» DIRECTION
Quote every line below exactly and skip any picture.

» DATASET SECTION

.....

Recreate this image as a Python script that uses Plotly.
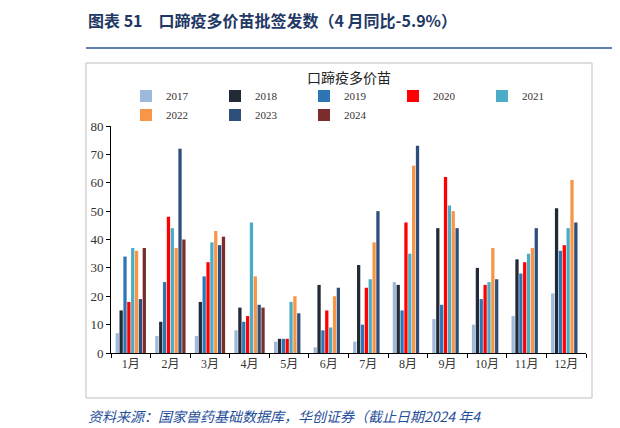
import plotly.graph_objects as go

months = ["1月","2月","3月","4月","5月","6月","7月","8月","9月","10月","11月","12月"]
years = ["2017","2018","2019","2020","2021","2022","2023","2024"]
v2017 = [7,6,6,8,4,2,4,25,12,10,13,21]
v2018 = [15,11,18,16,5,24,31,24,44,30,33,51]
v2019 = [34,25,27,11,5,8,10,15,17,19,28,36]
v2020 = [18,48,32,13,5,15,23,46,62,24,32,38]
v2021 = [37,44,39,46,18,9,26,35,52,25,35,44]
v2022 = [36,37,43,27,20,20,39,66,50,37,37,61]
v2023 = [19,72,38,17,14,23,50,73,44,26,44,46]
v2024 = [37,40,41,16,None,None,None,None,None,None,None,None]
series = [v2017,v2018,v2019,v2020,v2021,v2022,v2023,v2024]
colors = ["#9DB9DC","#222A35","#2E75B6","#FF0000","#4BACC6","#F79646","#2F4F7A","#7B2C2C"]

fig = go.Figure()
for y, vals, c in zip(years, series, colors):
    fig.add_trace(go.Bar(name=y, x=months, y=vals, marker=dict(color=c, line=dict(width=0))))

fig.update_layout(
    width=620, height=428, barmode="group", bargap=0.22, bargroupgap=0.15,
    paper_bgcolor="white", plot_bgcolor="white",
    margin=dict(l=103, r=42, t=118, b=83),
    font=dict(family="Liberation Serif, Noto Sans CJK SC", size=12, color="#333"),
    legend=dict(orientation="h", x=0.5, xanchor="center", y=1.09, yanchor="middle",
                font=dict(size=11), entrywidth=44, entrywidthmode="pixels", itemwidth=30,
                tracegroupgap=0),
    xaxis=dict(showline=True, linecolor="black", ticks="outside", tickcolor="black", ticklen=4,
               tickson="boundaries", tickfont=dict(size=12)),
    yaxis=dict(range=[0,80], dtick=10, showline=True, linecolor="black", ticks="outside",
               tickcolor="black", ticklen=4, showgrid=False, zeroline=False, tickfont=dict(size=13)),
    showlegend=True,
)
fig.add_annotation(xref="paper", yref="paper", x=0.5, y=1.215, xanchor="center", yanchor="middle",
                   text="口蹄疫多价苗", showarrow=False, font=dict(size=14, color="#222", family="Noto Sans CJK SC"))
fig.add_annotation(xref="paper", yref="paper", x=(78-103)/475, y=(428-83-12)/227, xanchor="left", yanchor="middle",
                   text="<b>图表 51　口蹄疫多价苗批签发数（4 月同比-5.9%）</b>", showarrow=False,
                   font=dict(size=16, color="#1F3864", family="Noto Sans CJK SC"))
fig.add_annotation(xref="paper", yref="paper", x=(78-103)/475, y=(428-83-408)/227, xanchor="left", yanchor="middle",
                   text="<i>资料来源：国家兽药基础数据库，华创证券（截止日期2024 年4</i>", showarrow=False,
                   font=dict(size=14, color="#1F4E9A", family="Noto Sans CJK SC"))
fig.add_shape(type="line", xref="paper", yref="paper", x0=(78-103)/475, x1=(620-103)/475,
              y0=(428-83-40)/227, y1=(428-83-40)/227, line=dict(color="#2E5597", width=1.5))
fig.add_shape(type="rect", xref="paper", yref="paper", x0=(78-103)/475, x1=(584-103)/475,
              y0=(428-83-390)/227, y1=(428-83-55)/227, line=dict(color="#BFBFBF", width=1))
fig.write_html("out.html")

.....

» COMPLETE RESPONSE
Recreate this image as a Python script that uses Plotly.
import plotly.graph_objects as go

months = ["1月","2月","3月","4月","5月","6月","7月","8月","9月","10月","11月","12月"]
years = ["2017","2018","2019","2020","2021","2022","2023","2024"]
v2017 = [7,6,6,8,4,2,4,25,12,10,13,21]
v2018 = [15,11,18,16,5,24,31,24,44,30,33,51]
v2019 = [34,25,27,11,5,8,10,15,17,19,28,36]
v2020 = [18,48,32,13,5,15,23,46,62,24,32,38]
v2021 = [37,44,39,46,18,9,26,35,52,25,35,44]
v2022 = [36,37,43,27,20,20,39,66,50,37,37,61]
v2023 = [19,72,38,17,14,23,50,73,44,26,44,46]
v2024 = [37,40,41,16,None,None,None,None,None,None,None,None]
series = [v2017,v2018,v2019,v2020,v2021,v2022,v2023,v2024]
colors = ["#9DB9DC","#222A35","#2E75B6","#FF0000","#4BACC6","#F79646","#2F4F7A","#7B2C2C"]

fig = go.Figure()
for y, vals, c in zip(years, series, colors):
    fig.add_trace(go.Bar(name=y, x=months, y=vals, marker=dict(color=c, line=dict(width=0))))

fig.update_layout(
    width=620, height=428, barmode="group", bargap=0.22, bargroupgap=0.15,
    paper_bgcolor="white", plot_bgcolor="white",
    margin=dict(l=103, r=42, t=118, b=83),
    font=dict(family="Liberation Serif, Noto Sans CJK SC", size=12, color="#333"),
    legend=dict(orientation="h", x=0.5, xanchor="center", y=1.09, yanchor="middle",
                font=dict(size=11), entrywidth=44, entrywidthmode="pixels", itemwidth=30,
                tracegroupgap=0),
    xaxis=dict(showline=True, linecolor="black", ticks="outside", tickcolor="black", ticklen=4,
               tickson="boundaries", tickfont=dict(size=12)),
    yaxis=dict(range=[0,80], dtick=10, showline=True, linecolor="black", ticks="outside",
               tickcolor="black", ticklen=4, showgrid=False, zeroline=False, tickfont=dict(size=13)),
    showlegend=True,
)
fig.add_annotation(xref="paper", yref="paper", x=0.5, y=1.215, xanchor="center", yanchor="middle",
                   text="口蹄疫多价苗", showarrow=False, font=dict(size=14, color="#222", family="Noto Sans CJK SC"))
fig.add_annotation(xref="paper", yref="paper", x=(78-103)/475, y=(428-83-12)/227, xanchor="left", yanchor="middle",
                   text="<b>图表 51　口蹄疫多价苗批签发数（4 月同比-5.9%）</b>", showarrow=False,
                   font=dict(size=16, color="#1F3864", family="Noto Sans CJK SC"))
fig.add_annotation(xref="paper", yref="paper", x=(78-103)/475, y=(428-83-408)/227, xanchor="left", yanchor="middle",
                   text="<i>资料来源：国家兽药基础数据库，华创证券（截止日期2024 年4</i>", showarrow=False,
                   font=dict(size=14, color="#1F4E9A", family="Noto Sans CJK SC"))
fig.add_shape(type="line", xref="paper", yref="paper", x0=(78-103)/475, x1=(620-103)/475,
              y0=(428-83-40)/227, y1=(428-83-40)/227, line=dict(color="#2E5597", width=1.5))
fig.add_shape(type="rect", xref="paper", yref="paper", x0=(78-103)/475, x1=(584-103)/475,
              y0=(428-83-390)/227, y1=(428-83-55)/227, line=dict(color="#BFBFBF", width=1))
fig.write_html("out.html")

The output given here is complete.